In a message on the eve of voting on X, the only major social platform from which he has not been evicted, Shor described Sunday’s vote as “our last chance” to keep Moldova out of the European Union and protect it from what he has repeatedly derided as a mortal threat to Moldovan values and sovereignty.


As an independent state next to Ukraine that emerged from the ruins of the Soviet Union, Moldova has been tugged between East and West for decades, veering between leaders who want to align with Russia and others, like Sandu, who favored the West.
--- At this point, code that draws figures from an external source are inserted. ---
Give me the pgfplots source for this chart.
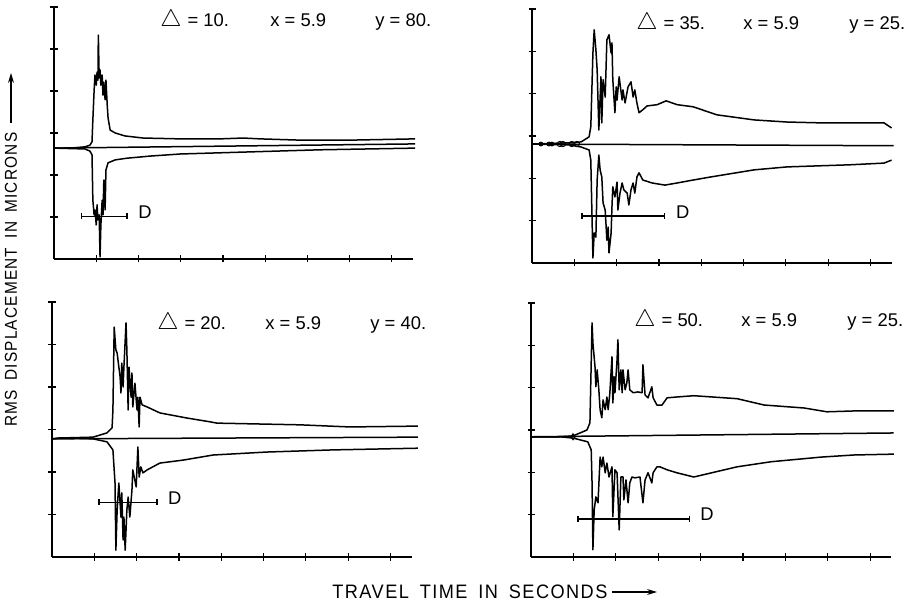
\documentclass[border=0pt]{standalone}
\usepackage{fontspec}
\setmainfont{Liberation Sans}
\newfontfamily\labfont[LetterSpace=8]{Liberation Sans}
\usepackage{graphicx}
\usepackage{pgfplots}
\pgfplotsset{compat=1.18}
\usetikzlibrary{arrows.meta}
\newcommand\pf{\fontsize{9.2bp}{10bp}\selectfont}
\newcommand\tri{{\fontsize{13bp}{13bp}\selectfont$\bigtriangleup$}\hspace{3bp}}
\pgfplotsset{
 panel/.style={scale only axis, anchor=south west, xmin=0, xmax=8.5, ymin=0, ymax=6,
  axis x line*=bottom, axis y line*=left, axis line style={black, line width=0.65bp},
  xtick={1,...,8}, ytick={1,...,6}, xticklabels={}, yticklabels={},
  tick align=center, major tick length=3.5bp, tick style={black, line width=0.6bp},
  clip=false},
 env/.style={black, line width=0.75bp, line join=round, no marks},
 dbar/.style={black, line width=0.6bp, mark=|, mark size=1.6bp, mark options={line width=0.6bp, solid}},
}
\begin{document}
\begin{tikzpicture}
\path[use as bounding box] (0,0) rectangle (454bp,301.5bp);

% ---------- Panel 1 : Delta = 10 ----------
\begin{axis}[panel, at={(27bp,172bp)}, width=179.5bp, height=126bp]
\addplot[env] coordinates {(0,2.64) (8.55,2.74)};
\addplot[env] coordinates {(0,2.64) (0.38,2.64) (0.73,2.67) (0.85,2.71) (0.90,2.79) (0.92,3.31) (0.95,4.02) (0.97,4.38) (1.00,4.14) (1.02,4.45) (1.04,4.26) (1.05,5.33) (1.07,4.31) (1.09,4.50) (1.11,4.14) (1.14,4.38) (1.16,3.90) (1.18,4.21) (1.21,3.79) (1.23,4.26) (1.26,3.67) (1.28,3.36) (1.33,3.07) (1.45,3.00) (1.68,2.93) (2.11,2.88) (2.99,2.86) (3.93,2.86) (4.48,2.88) (4.88,2.86) (5.83,2.83) (7.01,2.83) (8.55,2.86)};
\addplot[env] coordinates {(0,2.64) (0.73,2.62) (0.85,2.57) (0.90,2.48) (0.92,1.40) (0.95,1.05) (0.97,1.17) (1.00,0.81) (1.02,1.29) (1.04,0.93) (1.07,1.05) (1.09,0.05) (1.11,0.81) (1.14,1.40) (1.16,1.05) (1.18,1.88) (1.21,1.17) (1.23,2.12) (1.28,2.29) (1.45,2.36) (1.73,2.40) (2.27,2.45) (2.99,2.50) (4.64,2.55) (6.30,2.60) (8.55,2.64)};
\addplot[dbar] coordinates {(0.66,1.02) (1.73,1.02)} node[pos=1, anchor=base west, xshift=2bp, yshift=-1bp, font=\pf] {D};
\end{axis}

% ---------- Panel 2 : Delta = 35 ----------
\begin{axis}[panel, at={(266bp,170bp)}, width=179.8bp, height=127bp]
\addplot[env] coordinates {(0,2.81) (8.55,2.77)};
\addplot[env] coordinates {(0,2.81) (0.90,2.84) (1.16,2.86) (1.35,2.98) (1.39,3.22) (1.44,4.96) (1.47,5.51) (1.51,5.04) (1.54,4.56) (1.58,3.14) (1.63,4.40) (1.65,3.31) (1.68,4.33) (1.73,3.92) (1.77,5.27) (1.82,5.39) (1.87,4.96) (1.89,5.20) (1.91,4.33) (1.96,3.55) (1.99,4.16) (2.01,3.85) (2.06,4.40) (2.13,3.85) (2.15,4.09) (2.20,3.78) (2.27,4.16) (2.34,4.28) (2.39,3.92) (2.43,4.09) (2.48,3.78) (2.53,3.55) (2.62,3.62) (2.72,3.71) (2.96,3.74) (3.17,3.83) (3.43,3.74) (3.81,3.69) (4.37,3.50) (5.25,3.38) (6.03,3.33) (6.83,3.31) (8.32,3.31) (8.50,3.19)};
\addplot[env] coordinates {(0,2.81) (0.90,2.79) (1.16,2.74) (1.35,2.67) (1.39,2.43) (1.42,1.02) (1.44,0.12) (1.47,0.71) (1.51,0.61) (1.54,1.96) (1.58,2.55) (1.61,2.20) (1.65,2.03) (1.68,1.42) (1.73,1.25) (1.77,0.54) (1.80,0.85) (1.82,0.24) (1.87,0.71) (1.89,1.32) (1.91,1.80) (1.96,1.56) (2.01,1.91) (2.03,1.25) (2.08,1.65) (2.13,1.89) (2.17,1.73) (2.25,1.65) (2.29,1.37) (2.34,1.73) (2.39,1.89) (2.43,1.65) (2.48,2.03) (2.53,2.13) (2.62,1.96) (2.84,1.89) (3.14,1.84) (3.43,1.89) (3.81,1.96) (4.21,2.03) (5.25,2.20) (6.03,2.27) (7.52,2.32) (8.32,2.36) (8.50,2.43)};
\addplot[only marks, mark=*, mark size=1bp, black] coordinates {(0.21,2.81) (0.40,2.81) (0.47,2.81)};
\addplot[only marks, mark=o, mark size=1.3bp, black, mark options={line width=0.5bp}] coordinates {(0.66,2.81) (0.73,2.81) (0.94,2.81) (1.06,2.81)};
\addplot[dbar] coordinates {(1.18,1.11) (3.14,1.11)} node[pos=1, anchor=base west, xshift=2bp, yshift=-1bp, font=\pf] {D};
\end{axis}

% ---------- Panel 3 : Delta = 20 ----------
\begin{axis}[panel, at={(26bp,23bp)}, width=179.8bp, height=127.5bp]
\addplot[env] coordinates {(0,2.78) (8.65,2.82)};
\addplot[env] coordinates {(0,2.78) (0.19,2.80) (0.97,2.82) (1.30,2.92) (1.42,3.04) (1.44,3.46) (1.47,5.41) (1.51,4.87) (1.54,4.80) (1.58,4.47) (1.61,4.24) (1.63,3.86) (1.65,4.56) (1.68,4.00) (1.70,4.47) (1.75,5.51) (1.77,4.87) (1.80,3.46) (1.82,4.47) (1.87,3.76) (1.89,4.33) (1.91,3.53) (1.96,4.09) (2.01,3.46) (2.03,3.76) (2.06,3.06) (2.08,3.76) (2.13,3.58) (2.25,3.53) (2.55,3.39) (3.19,3.27) (3.74,3.18) (3.90,3.15) (5.86,3.11) (7.04,3.06) (8.65,3.08)};
\addplot[env] coordinates {(0,2.78) (0.19,2.80) (0.97,2.78) (1.30,2.71) (1.44,2.52) (1.49,1.74) (1.51,0.16) (1.54,1.11) (1.58,1.74) (1.61,1.27) (1.63,0.94) (1.65,1.51) (1.68,0.40) (1.70,0.94) (1.73,0.16) (1.77,1.11) (1.80,1.41) (1.84,0.94) (1.89,1.58) (1.91,2.05) (1.99,1.65) (2.03,2.59) (2.06,1.88) (2.10,2.12) (2.15,1.98) (2.25,2.05) (2.55,2.21) (3.10,2.28) (3.81,2.40) (5.08,2.47) (6.64,2.52) (8.65,2.56)};
\addplot[dbar] coordinates {(1.11,1.29) (2.48,1.29)} node[pos=1, anchor=base west, xshift=2bp, yshift=-1bp, font=\pf] {D};
\end{axis}

% ---------- Panel 4 : Delta = 50 ----------
\begin{axis}[panel, at={(265.5bp,23bp)}, width=180.2bp, height=127bp]
\addplot[env] coordinates {(0,2.84) (8.55,2.93)};
\addplot[env] coordinates {(0,2.84) (0.68,2.84) (0.99,2.86) (1.32,3.00) (1.39,3.17) (1.44,5.53) (1.46,5.06) (1.51,4.49) (1.53,4.02) (1.56,4.42) (1.60,3.95) (1.63,3.48) (1.67,3.29) (1.70,3.71) (1.75,3.48) (1.79,3.78) (1.82,3.48) (1.86,3.88) (1.91,4.73) (1.93,3.64) (1.96,4.26) (1.98,3.88) (2.03,4.66) (2.05,5.13) (2.08,3.95) (2.12,4.42) (2.15,3.88) (2.17,4.42) (2.22,3.95) (2.26,4.11) (2.29,4.42) (2.33,3.95) (2.41,3.88) (2.52,3.90) (2.62,3.88) (2.64,4.54) (2.69,3.83) (2.76,3.76) (2.85,4.02) (2.88,3.76) (2.97,3.59) (3.09,3.59) (3.21,3.76) (3.44,3.78) (3.84,3.81) (4.86,3.74) (5.50,3.59) (6.44,3.52) (6.98,3.43) (7.62,3.45) (8.56,3.45)};
\addplot[env] coordinates {(0,2.84) (0.68,2.84) (0.99,2.81) (1.34,2.72) (1.42,2.53) (1.44,1.75) (1.46,0.17) (1.49,1.11) (1.53,1.42) (1.58,1.28) (1.63,2.36) (1.67,2.13) (1.70,2.36) (1.75,1.99) (1.79,2.22) (1.84,1.89) (1.91,2.13) (1.93,0.95) (1.98,2.06) (2.03,1.99) (2.08,0.64) (2.12,1.89) (2.17,1.89) (2.19,1.35) (2.24,1.82) (2.29,1.28) (2.33,1.75) (2.38,1.89) (2.45,1.87) (2.57,1.89) (2.64,1.28) (2.69,1.82) (2.76,1.99) (2.85,1.75) (2.88,1.99) (2.97,2.13) (3.04,2.13) (3.21,2.06) (3.44,1.99) (3.84,1.89) (4.86,2.13) (5.66,2.25) (6.84,2.36) (7.62,2.41) (8.56,2.43)};
\addplot[only marks, mark=diamond, mark size=1.5bp, black, mark options={line width=0.5bp}] coordinates {(0.99,2.84)};
\addplot[dbar] coordinates {(1.11,0.90) (3.73,0.90)} node[pos=1, anchor=base west, xshift=2bp, yshift=-1bp, font=\pf] {D};
\end{axis}

% ---------- panel captions ----------
\node[anchor=base west, inner sep=0, font=\pf] at (80bp,288bp) {\tri= 10.};
\node[anchor=base west, inner sep=0, font=\pf] at (135bp,288bp) {x = 5.9};
\node[anchor=base west, inner sep=0, font=\pf] at (187.5bp,288bp) {y = 80.};

\node[anchor=base west, inner sep=0, font=\pf] at (318bp,286.5bp) {\tri= 35.};
\node[anchor=base west, inner sep=0, font=\pf] at (371.5bp,286.5bp) {x = 5.9};
\node[anchor=base west, inner sep=0, font=\pf] at (424.5bp,286.5bp) {y = 25.};

\node[anchor=base west, inner sep=0, font=\pf] at (78.5bp,136.5bp) {\tri= 20.};
\node[anchor=base west, inner sep=0, font=\pf] at (132.5bp,136.5bp) {x = 5.9};
\node[anchor=base west, inner sep=0, font=\pf] at (185bp,136.5bp) {y = 40.};

\node[anchor=base west, inner sep=0, font=\pf] at (317bp,138bp) {\tri= 50.};
\node[anchor=base west, inner sep=0, font=\pf] at (370.5bp,138bp) {x = 5.9};
\node[anchor=base west, inner sep=0, font=\pf] at (423.5bp,138bp) {y = 25.};

% ---------- axis titles ----------
\node[rotate=90, anchor=west, inner sep=0] at (5.5bp,88bp)
  {\resizebox{147bp}{6bp}{\labfont RMS\hspace{0.6em}DISPLACEMENT\hspace{0.6em}IN\hspace{0.6em}MICRONS}};
\draw[line width=0.6bp, -{Stealth[length=5bp, width=3bp]}] (5.5bp,240bp) -- (5.5bp,265bp);
\node[anchor=west, inner sep=0] at (166bp,5.5bp)
  {\resizebox{137.5bp}{6.8bp}{\labfont TRAVEL\hspace{0.6em}TIME\hspace{0.6em}IN\hspace{0.6em}SECONDS}};
\draw[line width=0.6bp, -{Stealth[length=5bp, width=3bp]}] (306bp,5.5bp) -- (328.5bp,5.5bp);
\end{tikzpicture}
\end{document}
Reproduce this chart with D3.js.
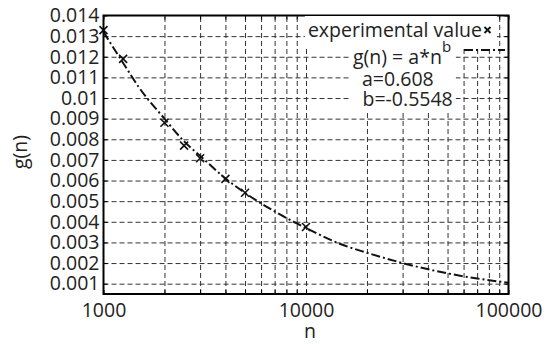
<!DOCTYPE html>
<html>
<head>
<meta charset="utf-8">
<script src="https://cdn.jsdelivr.net/npm/d3@7"></script>
<style>
  body { margin: 0; background: #fff; }
  text { font-family: "Open Sans", sans-serif; }
</style>
</head>
<body>
<div class="canvas"></div>
<script>
// experimental points
const expN = [1000, 1250, 2000, 2500, 3000, 4000, 5000, 10000];
const expG = [0.01329, 0.0119, 0.0088, 0.00769, 0.00708, 0.00608, 0.00541, 0.00375];

// fitted curve g(n) = a*n^b
const fitN = [1000, 1250, 1500, 2000, 2500, 3000, 4000, 5000, 7000, 10000, 15000, 20000, 30000, 50000, 70000, 100000];
const fitG = [0.0132, 0.0117, 0.0105, 0.0090, 0.0079, 0.0072, 0.0061, 0.0054, 0.0045, 0.0037, 0.0029, 0.0025, 0.0020, 0.0015, 0.00125, 0.00105];

const yTickValues = [0.001, 0.002, 0.003, 0.004, 0.005, 0.006, 0.007, 0.008, 0.009, 0.01, 0.011, 0.012, 0.013, 0.014];
const yTickLabels = ["0.001", "0.002", "0.003", "0.004", "0.005", "0.006", "0.007", "0.008", "0.009", "0.01", "0.011", "0.012", "0.013", "0.014"];
const xTickLabels = { 1000: "1000", 10000: "10000", 100000: "100000" };

const legendLabels = ["experimental value", "g(n) = a*n", "a=0.608", "b=-0.5548"];

const width = 557;
const height = 344;
const margin = { left: 103.5, top: 15.5, right: 48.5, bottom: 50 };
const plotW = width - margin.left - margin.right;
const plotH = height - margin.top - margin.bottom;
const fontSize = 19.5;

const svg = d3
  .select(".canvas")
  .append("svg")
  .attr("width", width)
  .attr("height", height);

svg.append("rect").attr("width", width).attr("height", height).attr("fill", "#fff");

const graph = svg
  .append("g")
  .attr("transform", `translate(${margin.left},${margin.top})`);

const xScale = d3.scaleLog().domain([1000, 100000]).range([0, plotW]);
const yScale = d3.scaleLinear().domain([0.0005, 0.014]).range([plotH, 0]);

const allX = xScale.ticks();
const innerX = allX.filter((d) => d > 1000 && d < 100000);
const innerY = yTickValues.filter((d) => d < 0.014);

// grid
const gridX = graph
  .append("g")
  .attr("transform", `translate(0,${plotH})`)
  .call(d3.axisBottom(xScale).tickValues(innerX).tickSize(-plotH).tickFormat(""));
const gridY = graph
  .append("g")
  .call(d3.axisLeft(yScale).tickValues(innerY).tickSize(-plotW).tickFormat(""));
[gridX, gridY].forEach((g) => {
  g.select(".domain").remove();
  g.selectAll("line")
    .attr("stroke", "#333")
    .attr("stroke-width", 1)
    .attr("stroke-dasharray", "5,3");
});

// inner ticks + labels
const bottomAxis = graph
  .append("g")
  .attr("transform", `translate(0,${plotH})`)
  .call(
    d3.axisBottom(xScale)
      .tickValues(allX)
      .tickSize(-4)
      .tickPadding(9)
      .tickFormat((d) => xTickLabels[d] || "")
  );
const topAxis = graph
  .append("g")
  .call(d3.axisTop(xScale).tickValues(allX).tickSize(-4).tickFormat(""));
const leftAxis = graph
  .append("g")
  .call(
    d3.axisLeft(yScale)
      .tickValues(yTickValues)
      .tickSize(-4)
      .tickPadding(4)
      .tickFormat((d, i) => yTickLabels[i])
  );
const rightAxis = graph
  .append("g")
  .attr("transform", `translate(${plotW},0)`)
  .call(d3.axisRight(yScale).tickValues(yTickValues).tickSize(-4).tickFormat(""));
[bottomAxis, topAxis, leftAxis, rightAxis].forEach((g) => {
  g.select(".domain").remove();
  g.selectAll("line").attr("stroke", "#000").attr("stroke-width", 1);
  g.selectAll("text")
    .attr("fill", "#222")
    .attr("font-family", '"Open Sans", sans-serif')
    .attr("font-size", fontSize);
});

// fitted curve
const line = d3
  .line()
  .x((d) => xScale(d[0]))
  .y((d) => yScale(d[1]))
  .curve(d3.curveMonotoneX);

graph
  .append("path")
  .datum(fitN.map((n, i) => [n, fitG[i]]))
  .attr("d", line)
  .attr("fill", "none")
  .attr("stroke", "#111")
  .attr("stroke-width", 2)
  .attr("stroke-dasharray", "9,3,2,3");

// markers
function cross(g, cx, cy, r, w) {
  g.append("path")
    .attr("d", `M${cx - r},${cy - r}L${cx + r},${cy + r}M${cx - r},${cy + r}L${cx + r},${cy - r}`)
    .attr("stroke", "#111")
    .attr("stroke-width", w)
    .attr("fill", "none");
}
expN.forEach((n, i) => cross(graph, xScale(n), yScale(expG[i]), 4, 1.6));

// legend
const legend = svg.append("g");
const bg1 = legend.append("rect").attr("fill", "#fff");
const bg2 = legend.append("rect").attr("fill", "#fff");

const t1 = legend
  .append("text")
  .text(legendLabels[0])
  .attr("x", 482)
  .attr("y", 37)
  .attr("text-anchor", "end")
  .attr("font-size", fontSize)
  .attr("fill", "#222");
cross(legend, 487.5, 30, 3, 1.8);

const t2 = legend
  .append("text")
  .attr("x", 353)
  .attr("y", 64)
  .attr("font-size", fontSize)
  .attr("fill", "#222");
t2.append("tspan").text(legendLabels[1]);
t2.append("tspan").text("b").attr("dy", -12).attr("font-size", 15);

const t3 = legend
  .append("text")
  .text(legendLabels[2])
  .attr("x", 362)
  .attr("y", 85.5)
  .attr("font-size", fontSize)
  .attr("fill", "#222");
const t4 = legend
  .append("text")
  .text(legendLabels[3])
  .attr("x", 362.5)
  .attr("y", 105.5)
  .attr("font-size", fontSize)
  .attr("fill", "#222");

const b1 = t1.node().getBBox();
bg1.attr("x", b1.x - 3).attr("y", b1.y).attr("width", b1.width + 18).attr("height", b1.height + 3);
const boxes = [t2, t3, t4].map((t) => t.node().getBBox());
const x0 = d3.min(boxes, (b) => b.x) - 3;
const x1 = d3.max(boxes, (b) => b.x + b.width) + 3;
const y0 = b1.y + b1.height + 3;
const y1 = d3.max(boxes, (b) => b.y + b.height);
bg2.attr("x", x0).attr("y", y0).attr("width", x1 - x0).attr("height", y1 - y0);

legend
  .append("line")
  .attr("x1", 464)
  .attr("x2", 505)
  .attr("y1", 50)
  .attr("y2", 50)
  .attr("stroke", "#111")
  .attr("stroke-width", 2)
  .attr("stroke-dasharray", "9,3,2,3");

// frame
graph
  .append("rect")
  .attr("width", plotW)
  .attr("height", plotH)
  .attr("fill", "none")
  .attr("stroke", "#000")
  .attr("stroke-width", 2);

// axis titles
svg
  .append("text")
  .text("n")
  .attr("x", margin.left + plotW / 2 + 4)
  .attr("y", 338)
  .attr("text-anchor", "middle")
  .attr("font-size", fontSize)
  .attr("fill", "#222");
svg
  .append("text")
  .text("g(n)")
  .attr("transform", "translate(27,152) rotate(-90)")
  .attr("text-anchor", "middle")
  .attr("font-size", fontSize)
  .attr("fill", "#222");
</script>
</body>
</html>
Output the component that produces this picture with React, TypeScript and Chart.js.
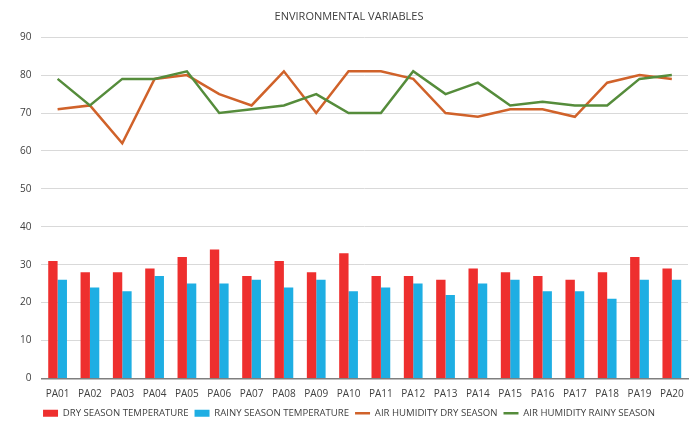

In June the government began membership negotiations with the European Union.


Eager to rally support for Sandu and her referendum gamble, the United States and the European Union have offered economic support to Moldova, including a package worth about $2 billion announced this month.


Russia has deployed less transparent methods in its efforts to influence voting, focused on mobilizing hostility toward Sandu and the West among the substantial minority of the population that sees Moscow as a more reliable partner.


Moldova’s potential admission to the European bloc is still many years away, but it has been accelerated by alarm in Western capitals over Russia’s invasion of Ukraine, and a new determination to prevent Moscow from advancing into other former Soviet territories.


Three Baltic states that were once part of the Soviet empire — Estonia, Lithuania and Latvia — were admitted into the European Union and NATO 20 years ago, a shift that anchored them firmly in the West and helped curb Russian ambitions to return them to rule by Moscow.


In response to the war in Ukraine, the European Commission, the bloc’s executive arm, recommended in June 2022 that Moldova and Ukraine be granted “candidate status,” the first formal step in a process that normally lasts longer than a decade. Georgia was deemed not ready for that status.